Is it the fact that, quite apart from the loss of the two officers concerned, the State will be called upon to pay a considerable sum of money as compensation to the dependants of these two officers and for damage to the motor cars involved; and is it considered that that total cost is a proper price to pay for these services?

Following is the answer:

At 7.55 p.m. on 28th November last, the constables in the combination were patrolling at Southend Road, Beckenham, and collided with a private car which was travelling in the opposite direction. The two officers sustained fatal injuries.

The officers made no statement before death, but evidence at the inquest on 2nd December shows that, shortly before the occurrence, the officers had seen a motor car coming in the opposite direction with defective lights and they turned to follow this car which was travelling at an estimated speed of 40 to 50 miles an hour.

It appears that in pursuit of the car the police constable driving the combination drew on the the crown of the road to pass some other vehicle or vehicles, and the coroner, in stating that the impact may have taken place over the crown of the road on the offside, added that to his mind there was a serious error of judgment.

The jury found that the driver of the combination met his death by misadventure and the constable in the sidecar by accidental causes.

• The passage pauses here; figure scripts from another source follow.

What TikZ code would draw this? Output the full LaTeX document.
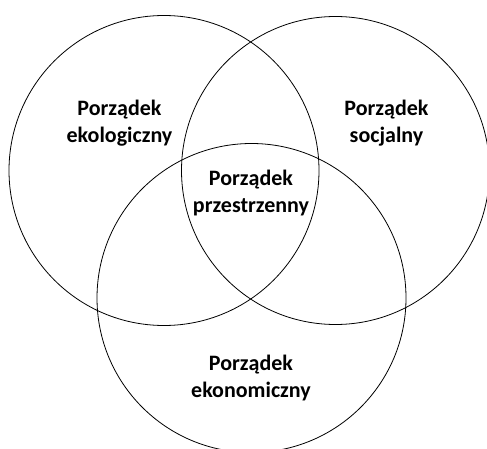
\documentclass[tikz,border=0pt]{standalone}
\usepackage{fontspec}
\setmainfont{Carlito}
\begin{document}
\begin{tikzpicture}[x=1pt,y=-1pt,
  ring/.style={draw=black,line width=0.8pt},
  lbl/.style={font=\fontsize{22}{26.5}\selectfont\bfseries,align=center,inner sep=0pt}]
\useasboundingbox (0,0) rectangle (487,449);
\clip (0,0) rectangle (487,449);
\node[ring,circle,minimum size=310pt,inner sep=0pt] (eko) at (164,170.5) {};
\node[ring,circle,minimum size=308pt,inner sep=0pt] (soc) at (335.5,170.5) {};
\node[ring,circle,minimum size=309pt,inner sep=0pt] (ekon) at (251.5,298) {};
\node[lbl] (t1) at (119.5,123) {Porządek\\ekologiczny};
\node[lbl] (t2) at (386.5,123) {Porządek\\socjalny};
\node[lbl] (t3) at (251,193) {Porządek\\przestrzenny};
\node[lbl] (t4) at (251,378) {Porządek\\ekonomiczny};
\end{tikzpicture}
\end{document}
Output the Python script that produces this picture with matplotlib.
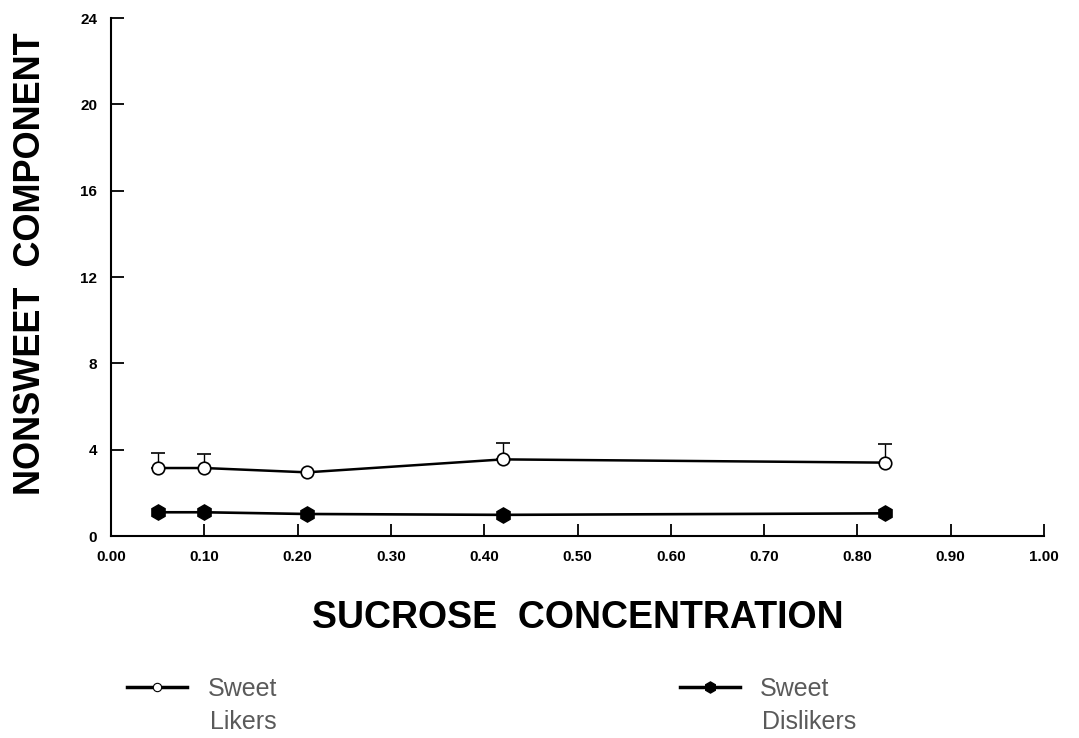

The cause of the accident was not definitely determined, but the driver of the car was exonerated from blame.

29. Mr. McKEAG

asked the Home Secretary how many accidents have occurred in which members of the mobile police have been involved; how many lives have been lost in such accidents; and how the percentage of such accidents compares with the percentage in the case of the general motoring public?


The Metropolitan Police motor patrols employ 115 vehicles, and, in the period of nearly a year for which the system has been in operation, there have been 270 accidents. Most of these, however, were quite trivial, and very few involved any personal injury. One fatal accident has occurred in which two persons, both motor patrol men, were killed. I regret that I am not in a position to give corresponding figures relating to motor patrols in other forces, or to furnish any reply to the last part of the question.


Is not the total cost of this mobile police force too high a price to pay for the detection of minor and trivial offences?


No, Sir. The total cost is not large in comparison with the services that are performed, and I think that the whole House would desire that every effort should be made by the police to reduce the very large number of accidents that take place in London.